■ EXERCISE PROMPT ■
Set down each line of the data below exactly as it stands, dropping the pictures.

■ MATERIAL FOR THIS EXERCISE ■
═══
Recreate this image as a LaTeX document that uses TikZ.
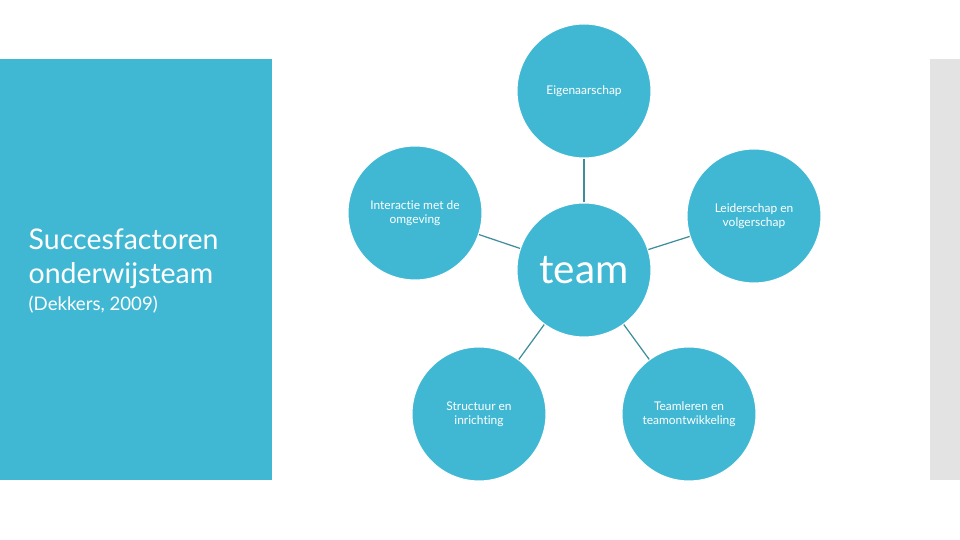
\documentclass[tikz,border=0pt]{standalone}
\usepackage{fontspec}
\setmainfont{Lato}[Ligatures=CommonOff]
\usetikzlibrary{positioning}
\definecolor{kaderblauw}{RGB}{65,184,211}
\definecolor{randgrijs}{RGB}{227,227,227}
\definecolor{lijnblauw}{RGB}{62,140,156}

\begin{document}
\begin{tikzpicture}[
  x=0.01cm, y=-0.01cm,
  bol/.style={circle, fill=kaderblauw, draw=white, line width=0.3pt,
              minimum size=134*0.01cm, inner sep=0pt, align=center,
              text=white, font=\fontsize{3.4pt}{4pt}\selectfont},
  verbinding/.style={draw=lijnblauw, line width=0.35pt}
]
  \useasboundingbox (0,0) rectangle (960,540);
  % achtergrondvlakken
  \fill[kaderblauw] (0,59) rectangle (272,480);
  \fill[randgrijs] (930,59) rectangle (960,480);
  % titel
  \node[anchor=base west, align=left, inner sep=0pt, text=white,
        font=\fontsize{8.1pt}{9.7pt}\selectfont] (titel) at (28,284)
        {Succesfactoren\\onderwijsteam};
  \node[anchor=base west, inner sep=0pt, text=white,
        font=\fontsize{5.3pt}{6pt}\selectfont] (bron) at (28,311)
        {(Dekkers, 2009)};
  % cirkels
  \node[bol, font=\fontsize{11.5pt}{12pt}\selectfont] (team) at (584,270) {team};
  \node[bol] (eigen) at (584,91) {Eigenaarschap};
  \node[bol] (inter) at (415,213) {Interactie met de\\omgeving};
  \node[bol] (leider) at (754,216) {Leiderschap en\\volgerschap};
  \node[bol] (structuur) at (479,414) {Structuur en\\inrichting};
  \node[bol] (leren) at (689,414) {Teamleren en\\teamontwikkeling};
  % verbindingen
  \foreach \doel in {eigen,inter,leider,structuur,leren}
    \draw[verbinding] (team) -- (\doel);
\end{tikzpicture}
\end{document}
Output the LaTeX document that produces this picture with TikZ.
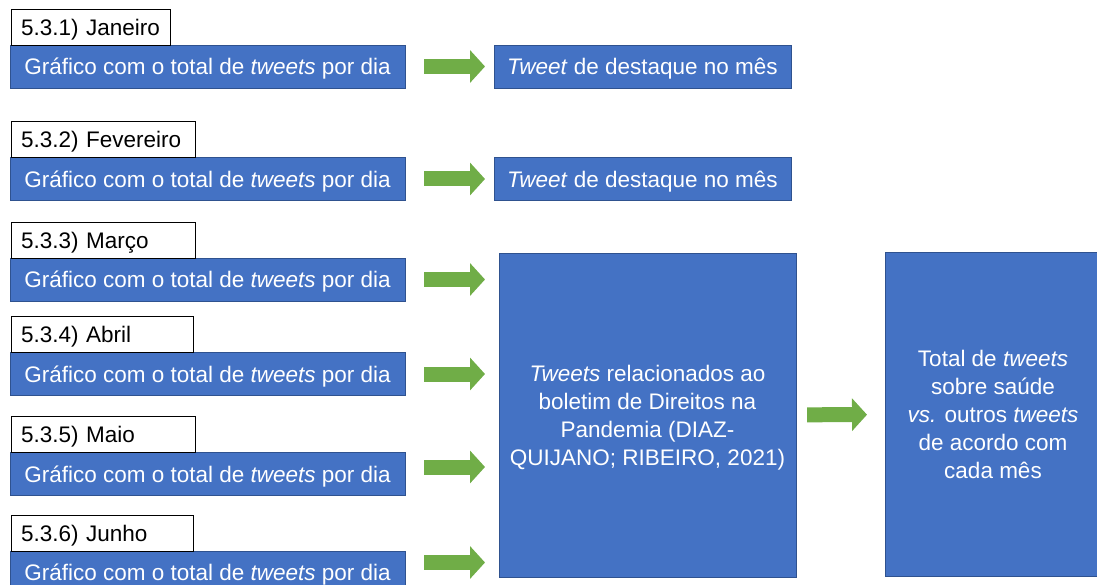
\documentclass[tikz,border=0pt]{standalone}
\usepackage{fontspec}
\setmainfont{Liberation Sans}
\usetikzlibrary{arrows.meta, positioning}
\definecolor{myblue}{HTML}{4472C4}
\definecolor{mydarkblue}{HTML}{2F528F}
\definecolor{mygreen}{HTML}{70AD47}
\tikzset{
  >=latex,
  % Caixas
  node base/.style={font=\fontsize{22.5}{28}\selectfont,inner sep=0pt,outer sep=0pt,text depth=0pt},
  node month/.style={node base,draw=black,fill=white,line width=0.8pt,align=left,inner xsep=10pt,minimum height=36,anchor=south west},
  node blue/.style={node base,draw=mydarkblue,fill=myblue,text=white,line width=0.8pt,align=center},
  node chart/.style={node blue,minimum width=395,minimum height=43},
  node result/.style={node blue,minimum width=297,minimum height=43},
  node big/.style={node blue,minimum height=324},
  % Setas verdes
  connect arrow/.style={-{Triangle[length=15pt,width=32pt]},mygreen,line width=15pt,shorten <=19pt,shorten >=9pt}
}
\begin{document}
\begin{tikzpicture}[x=1pt, y=-1pt]
    \useasboundingbox (0,0) rectangle (1097,585);
    \node[node chart]  (Graf1) at (207.5, 66.5) {Gráfico com o total de \textit{tweets} por dia};
    \node[node chart]  (Graf2) at (207.5, 179)  {Gráfico com o total de \textit{tweets} por dia};
    \node[node chart]  (Graf3) at (207.5, 279.5){Gráfico com o total de \textit{tweets} por dia};
    \node[node chart]  (Graf4) at (207.5, 374)  {Gráfico com o total de \textit{tweets} por dia};
    \node[node chart]  (Graf5) at (207.5, 474)  {Gráfico com o total de \textit{tweets} por dia};
    \node[node chart]  (Graf6) at (207.5, 572.5){Gráfico com o total de \textit{tweets} por dia};
    \node[node month, text width=139pt] (Mes1) at ([xshift=1pt]Graf1.north west) {5.3.1) Janeiro};
    \node[node month, text width=164pt] (Mes2) at ([xshift=1pt]Graf2.north west) {5.3.2) Fevereiro};
    \node[node month, text width=164pt] (Mes3) at ([xshift=1pt]Graf3.north west) {5.3.3) Março};
    \node[node month, text width=162pt] (Mes4) at ([xshift=1pt]Graf4.north west) {5.3.4) Abril};
    \node[node month, text width=164pt] (Mes5) at ([xshift=1pt]Graf5.north west) {5.3.5) Maio};
    \node[node month, text width=162pt] (Mes6) at ([xshift=1pt]Graf6.north west) {5.3.6) Junho};
    \node[node result] (Dest1) at (642.5, 66.5) {\textit{Tweet} de destaque no mês};
    \node[node result] (Dest2) at (642.5, 179)  {\textit{Tweet} de destaque no mês};
    \node[node big, minimum width=297] (Tweets) at (647.5, 415)
      {\textit{Tweets} relacionados ao\\boletim de Direitos na\\Pandemia (DIAZ-\\QUIJANO; RIBEIRO, 2021)};
    \node[node big, minimum width=216] (Total) at (993, 414.5)
      {Total de \textit{tweets}\\sobre saúde\\\textit{vs.} outros \textit{tweets}\\de acordo com\\cada mês};
    \draw[connect arrow] (Graf1) -- (Dest1);
    \draw[connect arrow] (Graf2) -- (Dest2);
    \draw[connect arrow, shorten >=14pt] (Graf3.east) -- (Graf3.east -| Tweets.west);
    \draw[connect arrow, shorten >=14pt] (Graf4.east) -- (Graf4.east -| Tweets.west);
    \draw[connect arrow, shorten >=14pt] ([yshift=7pt]Graf5.east) -- ([yshift=7pt]Graf5.east -| Tweets.west);
    \draw[connect arrow, shorten >=14pt] ([yshift=10pt]Graf6.east) -- ([yshift=10pt]Graf6.east -| Tweets.west);
    \draw[connect arrow, shorten <=11pt, shorten >=18pt] (Tweets) -- (Total);
  \end{tikzpicture}
\end{document}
═══
■ COMPLETE OUTPUT ■
Recreate this image as a LaTeX document that uses TikZ.
\documentclass[tikz,border=0pt]{standalone}
\usepackage{fontspec}
\setmainfont{Lato}[Ligatures=CommonOff]
\usetikzlibrary{positioning}
\definecolor{kaderblauw}{RGB}{65,184,211}
\definecolor{randgrijs}{RGB}{227,227,227}
\definecolor{lijnblauw}{RGB}{62,140,156}

\begin{document}
\begin{tikzpicture}[
  x=0.01cm, y=-0.01cm,
  bol/.style={circle, fill=kaderblauw, draw=white, line width=0.3pt,
              minimum size=134*0.01cm, inner sep=0pt, align=center,
              text=white, font=\fontsize{3.4pt}{4pt}\selectfont},
  verbinding/.style={draw=lijnblauw, line width=0.35pt}
]
  \useasboundingbox (0,0) rectangle (960,540);
  % achtergrondvlakken
  \fill[kaderblauw] (0,59) rectangle (272,480);
  \fill[randgrijs] (930,59) rectangle (960,480);
  % titel
  \node[anchor=base west, align=left, inner sep=0pt, text=white,
        font=\fontsize{8.1pt}{9.7pt}\selectfont] (titel) at (28,284)
        {Succesfactoren\\onderwijsteam};
  \node[anchor=base west, inner sep=0pt, text=white,
        font=\fontsize{5.3pt}{6pt}\selectfont] (bron) at (28,311)
        {(Dekkers, 2009)};
  % cirkels
  \node[bol, font=\fontsize{11.5pt}{12pt}\selectfont] (team) at (584,270) {team};
  \node[bol] (eigen) at (584,91) {Eigenaarschap};
  \node[bol] (inter) at (415,213) {Interactie met de\\omgeving};
  \node[bol] (leider) at (754,216) {Leiderschap en\\volgerschap};
  \node[bol] (structuur) at (479,414) {Structuur en\\inrichting};
  \node[bol] (leren) at (689,414) {Teamleren en\\teamontwikkeling};
  % verbindingen
  \foreach \doel in {eigen,inter,leider,structuur,leren}
    \draw[verbinding] (team) -- (\doel);
\end{tikzpicture}
\end{document}
Output the LaTeX document that produces this picture with TikZ.
\documentclass[tikz,border=0pt]{standalone}
\usepackage{fontspec}
\setmainfont{Liberation Sans}
\usetikzlibrary{arrows.meta, positioning}
\definecolor{myblue}{HTML}{4472C4}
\definecolor{mydarkblue}{HTML}{2F528F}
\definecolor{mygreen}{HTML}{70AD47}
\tikzset{
  >=latex,
  % Caixas
  node base/.style={font=\fontsize{22.5}{28}\selectfont,inner sep=0pt,outer sep=0pt,text depth=0pt},
  node month/.style={node base,draw=black,fill=white,line width=0.8pt,align=left,inner xsep=10pt,minimum height=36,anchor=south west},
  node blue/.style={node base,draw=mydarkblue,fill=myblue,text=white,line width=0.8pt,align=center},
  node chart/.style={node blue,minimum width=395,minimum height=43},
  node result/.style={node blue,minimum width=297,minimum height=43},
  node big/.style={node blue,minimum height=324},
  % Setas verdes
  connect arrow/.style={-{Triangle[length=15pt,width=32pt]},mygreen,line width=15pt,shorten <=19pt,shorten >=9pt}
}
\begin{document}
\begin{tikzpicture}[x=1pt, y=-1pt]
    \useasboundingbox (0,0) rectangle (1097,585);
    \node[node chart]  (Graf1) at (207.5, 66.5) {Gráfico com o total de \textit{tweets} por dia};
    \node[node chart]  (Graf2) at (207.5, 179)  {Gráfico com o total de \textit{tweets} por dia};
    \node[node chart]  (Graf3) at (207.5, 279.5){Gráfico com o total de \textit{tweets} por dia};
    \node[node chart]  (Graf4) at (207.5, 374)  {Gráfico com o total de \textit{tweets} por dia};
    \node[node chart]  (Graf5) at (207.5, 474)  {Gráfico com o total de \textit{tweets} por dia};
    \node[node chart]  (Graf6) at (207.5, 572.5){Gráfico com o total de \textit{tweets} por dia};
    \node[node month, text width=139pt] (Mes1) at ([xshift=1pt]Graf1.north west) {5.3.1) Janeiro};
    \node[node month, text width=164pt] (Mes2) at ([xshift=1pt]Graf2.north west) {5.3.2) Fevereiro};
    \node[node month, text width=164pt] (Mes3) at ([xshift=1pt]Graf3.north west) {5.3.3) Março};
    \node[node month, text width=162pt] (Mes4) at ([xshift=1pt]Graf4.north west) {5.3.4) Abril};
    \node[node month, text width=164pt] (Mes5) at ([xshift=1pt]Graf5.north west) {5.3.5) Maio};
    \node[node month, text width=162pt] (Mes6) at ([xshift=1pt]Graf6.north west) {5.3.6) Junho};
    \node[node result] (Dest1) at (642.5, 66.5) {\textit{Tweet} de destaque no mês};
    \node[node result] (Dest2) at (642.5, 179)  {\textit{Tweet} de destaque no mês};
    \node[node big, minimum width=297] (Tweets) at (647.5, 415)
      {\textit{Tweets} relacionados ao\\boletim de Direitos na\\Pandemia (DIAZ-\\QUIJANO; RIBEIRO, 2021)};
    \node[node big, minimum width=216] (Total) at (993, 414.5)
      {Total de \textit{tweets}\\sobre saúde\\\textit{vs.} outros \textit{tweets}\\de acordo com\\cada mês};
    \draw[connect arrow] (Graf1) -- (Dest1);
    \draw[connect arrow] (Graf2) -- (Dest2);
    \draw[connect arrow, shorten >=14pt] (Graf3.east) -- (Graf3.east -| Tweets.west);
    \draw[connect arrow, shorten >=14pt] (Graf4.east) -- (Graf4.east -| Tweets.west);
    \draw[connect arrow, shorten >=14pt] ([yshift=7pt]Graf5.east) -- ([yshift=7pt]Graf5.east -| Tweets.west);
    \draw[connect arrow, shorten >=14pt] ([yshift=10pt]Graf6.east) -- ([yshift=10pt]Graf6.east -| Tweets.west);
    \draw[connect arrow, shorten <=11pt, shorten >=18pt] (Tweets) -- (Total);
  \end{tikzpicture}
\end{document}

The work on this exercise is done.